Porám, convén dizer que este
não seria o primeiro ato de reconhecimento da RASD por Marrocos ainda que sim, sem
dúvida, seria o que teria maior importância diplomática, política e jurídica.
Neste blog citei dois
importantes reconhecimentos da RASD por parte de Marrocos em dois dias
consecutivos:
- a participação OFICIAL de
Marrocos (representada pelo príncipe Mulay Rashid, irmão de Mohamed VI), no funeral
de Nelson Mandela, junto ao presidente da República Saharaui, Mohamed
Abdelaziz, no dia 10 de dezembro de 2013; e
- a participação OFICIAL de
Marrocos (representada pelo seu ministro dos Negócios Estrangeiros, Salaheddín
Mezzuar) na tomada de posse do presidente queniano Uhuru Kiniata a 11 de dezembro
de 2013.
Então afirmei:
Las consecuencias de estos hechos son de largo alcance.En primer lugar, los embajadores o diplomáticos marroquíes fuera de su país quedan desautorizados si se atreven a criticar la presencia de representantes de la República Saharaui en los países en los que están acreditados: ¿cómo criticar a un país por recibir a un representante de la república saharaui si el propio Reino de Marruecos no ha criticado ni protestado a los Estados que han invitado a dichos representantes al mismo nivel de Estado que a ellos?No sólo eso, el Reino de Marruecos pierde su legitimidad para protestar contra la decisión de cualquier Estado de reconocer a la República Saharaui. En el caso de España, esto significa que la objeción que alguien pudiera plantear contra el reconocimiento de la RASD queda así privada de razón. En segundo lugar, la decisión marroquí desautoriza no sólo sus propios actos del pasado, sino a los "talibanes del majzen" que tras la retirada marroquí de la OUA criticaron la presencia de la República Saharaui (Gabón y Senegal, muy en especial). En tercer lugar, la decisión marroquí refuerza la posición de la República Saharaui y del Frente Polisario como representantes del pueblo saharaui, posición que Marruecos ya ha reconocido al Frente Polisario al entablar negociaciones directas con el mismo bajo los auspicios de Naciones Unidas para decidir el futuro del Sahara Occidental.

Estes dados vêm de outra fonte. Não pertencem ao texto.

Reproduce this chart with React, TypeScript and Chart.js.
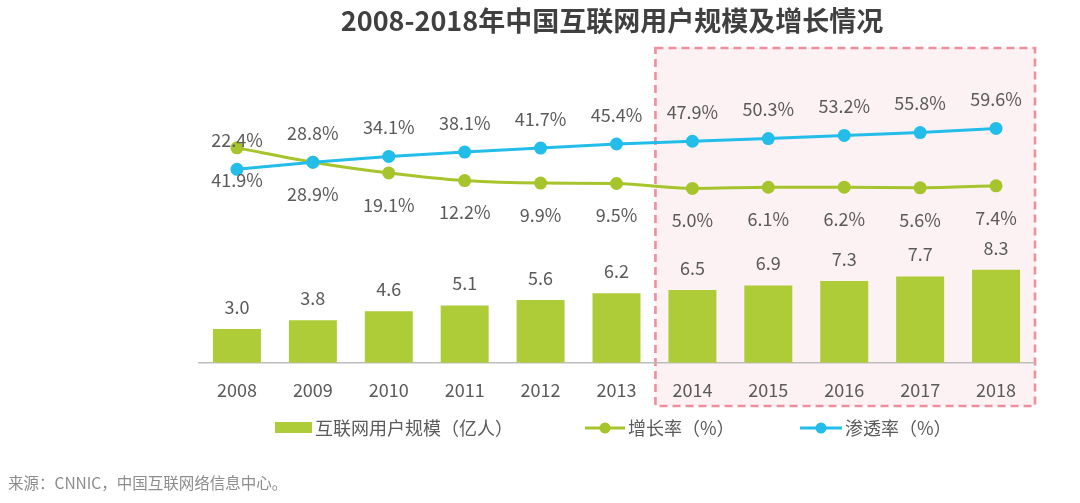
import React, { useEffect, useRef } from "react";
import { Chart, registerables } from "chart.js";

Chart.register(...registerables);

const years = ["2008", "2009", "2010", "2011", "2012", "2013", "2014", "2015", "2016", "2017", "2018"];
const users = [3.0, 3.8, 4.6, 5.1, 5.6, 6.2, 6.5, 6.9, 7.3, 7.7, 8.3];
const growth = [41.9, 28.9, 19.1, 12.2, 9.9, 9.5, 5.0, 6.1, 6.2, 5.6, 7.4];
const penetration = [22.4, 28.8, 34.1, 38.1, 41.7, 45.4, 47.9, 50.3, 53.2, 55.8, 59.6];

const titleText = "2008-2018年中国互联网用户规模及增长情况";
const sourceText = "来源：CNNIC，中国互联网络信息中心。";
const usersLabel = "互联网用户规模（亿人）";
const growthLabel = "增长率（%）";
const penetrationLabel = "渗透率（%）";

const BAR = "#aecb38";
const GREEN = "#a6c42b";
const CYAN = "#22bde9";
const TEXT = "#5a5a5a";
const FONT = '"Noto Sans CJK SC", "Noto Sans", sans-serif';

const decorPlugin = {
  id: "decor",
  beforeDraw(chart: any) {
    const ctx = chart.ctx;
    const x = chart.scales.x;
    const left = (x.getPixelForValue(5) + x.getPixelForValue(6)) / 2 + 1;
    const right = chart.chartArea.right + 1;
    const top = 48;
    const bottom = 406;
    ctx.save();
    ctx.fillStyle = "#fdf2f3";
    ctx.fillRect(left, top, right - left, bottom - top);
    ctx.strokeStyle = "#ef8e9c";
    ctx.lineWidth = 2.6;
    ctx.setLineDash([8, 5]);
    ctx.strokeRect(left, top, right - left, bottom - top);
    ctx.restore();
  },
  afterDatasetsDraw(chart: any) {
    const ctx = chart.ctx;
    ctx.save();
    ctx.font = `18px ${FONT}`;
    ctx.fillStyle = TEXT;
    ctx.textAlign = "center";
    ctx.textBaseline = "middle";
    const barMeta = chart.getDatasetMeta(0);
    barMeta.data.forEach((el: any, i: number) => {
      ctx.fillText(users[i].toFixed(1), el.x, el.y - 22);
    });
    const gMeta = chart.getDatasetMeta(1);
    gMeta.data.forEach((el: any, i: number) => {
      ctx.fillText(growth[i].toFixed(1) + "%", el.x, el.y + 32);
    });
    const cMeta = chart.getDatasetMeta(2);
    cMeta.data.forEach((el: any, i: number) => {
      ctx.fillText(penetration[i].toFixed(1) + "%", el.x, el.y - 29);
    });
    ctx.restore();
  },
  afterDraw(chart: any) {
    const ctx = chart.ctx;
    ctx.save();
    // title
    ctx.font = `bold 27px ${FONT}`;
    ctx.fillStyle = "#404040";
    ctx.textAlign = "center";
    ctx.textBaseline = "middle";
    ctx.fillText(titleText, 612, 21);

    // legend
    const ly = 428;
    ctx.font = `18px ${FONT}`;
    ctx.textAlign = "left";
    ctx.fillStyle = BAR;
    ctx.fillRect(275, 422, 37, 11);
    ctx.fillStyle = TEXT;
    ctx.fillText(usersLabel, 315, ly);

    const drawLineItem = (x0: number, x1: number, color: string, label: string) => {
      ctx.strokeStyle = color;
      ctx.lineWidth = 3;
      ctx.beginPath();
      ctx.moveTo(x0, ly);
      ctx.lineTo(x1, ly);
      ctx.stroke();
      ctx.fillStyle = color;
      ctx.beginPath();
      ctx.arc((x0 + x1) / 2, ly, 5.5, 0, Math.PI * 2);
      ctx.fill();
      ctx.fillStyle = TEXT;
      ctx.fillText(label, x1 + 3, ly);
    };
    drawLineItem(585, 625, GREEN, growthLabel);
    drawLineItem(800, 842, CYAN, penetrationLabel);

    // source
    ctx.font = `15.5px ${FONT}`;
    ctx.fillStyle = "#8c8c8c";
    ctx.fillText(sourceText, 8, 483);
    ctx.restore();
  },
};

export default function App() {
  const ref = useRef<HTMLCanvasElement | null>(null);
  useEffect(() => {
    document.body.style.margin = "0";
    const canvas = ref.current;
    if (!canvas) return;
    const chart = new Chart(canvas, {
      type: "bar",
      data: {
        labels: years,
        datasets: [
          {
            type: "bar",
            label: usersLabel,
            data: users,
            backgroundColor: BAR,
            yAxisID: "y",
            order: 3,
            barPercentage: 0.632,
            categoryPercentage: 1,
          } as any,
          {
            type: "line",
            label: growthLabel,
            data: growth,
            borderColor: GREEN,
            backgroundColor: GREEN,
            borderWidth: 3,
            pointRadius: 6.5,
            pointBorderWidth: 0,
            pointBackgroundColor: GREEN,
            yAxisID: "y1",
            order: 2,
            cubicInterpolationMode: "monotone",
          } as any,
          {
            type: "line",
            label: penetrationLabel,
            data: penetration,
            borderColor: CYAN,
            backgroundColor: CYAN,
            borderWidth: 3,
            pointRadius: 6.5,
            pointBorderWidth: 0,
            pointBackgroundColor: CYAN,
            yAxisID: "y1",
            order: 1,
          } as any,
        ],
      },
      options: {
        responsive: false,
        animation: false,
        layout: { padding: { left: 199, right: 46, top: 90, bottom: 100 } },
        plugins: {
          legend: { display: false },
          title: { display: false },
          tooltip: { enabled: false },
        },
        scales: {
          x: {
            grid: { display: false, drawTicks: false },
            border: { display: true, color: "#bdbdbd", width: 1.5 },
            ticks: { color: TEXT, font: { size: 18, family: FONT }, padding: 17 },
            afterFit: (s: any) => {
              s.height = 40.3;
            },
          },
          y: {
            display: false,
            min: 0,
            max: 24.35,
          },
          y1: {
            display: false,
            min: -153.4,
            max: 94.5,
          },
        },
      } as any,
      plugins: [decorPlugin],
    });
    return () => chart.destroy();
  }, []);
  return <canvas ref={ref} width={1080} height={503} style={{ display: "block" }} />;
}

IV. POR QUE RAZÃO MARROCOS DÁ ESTE PASSO?
O passo não foi precipitado.
Há poucas semanas, o
presidente ruandês, Paul Kagamé, que acolhe a cimeira da UA, fez uma visita
oficial a Marrocos a 20 e 21 de junho. No álbum de fotos da sua visita está uma
foto junto a Taieb Fassi-Fihri em que se diz que se entrevistou com "o
ministro dos Negócios Estrangeiros marroquino". Esta foto revelava duas coisas:
- superficialmente, que não
sabia quem é o ministro "oficial" dos Negócios Estrangeiros;
- numa abordagem mais
profunda, que o verdadeiro ministro de Negócios Estrangeiros marroquino continua
a ser Fassi-Fihri, e que foi com ele com quem o presidente ruandês tratou os assuntos
que, semanas depois, ficaram em evidência: o pedido de Marrocos de ingresso na
UA.
A isto se acrescenta a
importância da "diplomacia de fosfatos" (que é sem dúvida o mais bem
sucedido na gestão de Mohamed VI) no palco Africano e que, sem dúvida, a
Makhzen considera irá servir para "olear" o procedimento.
A pregunta que se coloca, no
entanto, não é tanto o "como", mas o "porquê".
Deixando de lado outras questões
que não veem ao caso, esta decisão só se explica pelo maior compromisso que a
UA tomou no conflito do Sahara Ocidental nestes últimos dois ou três anos,
tanto através de ações e iniciativas no seio da organização (como
o importantíssimo parecer de 15 de outubro de 2015 sobre a legalidade das
atividades económicas no Sahara Ocidental), como no âmbito das Nações Unidas,
onde este ano, pela primeira vez, a União
Africana foi ouvida no Conselho de Segurança e onde apresentou um
importante documento.
O Makhzen fez, como sempre, uma
avaliação de custos.
Fica claro que com a decisão de
solicitar o seu ingresso na UA o Makhzen de Marrocos tem mais custos que benefícios.
Pois bem, a delicada situação diplomática em que se encontra o Makhzen parece
que o levou a procurar o modo de sofrer os menores custos possíveis, o que nos
cálculos makhzenianos passa por um ingresso, e rápido, na UA.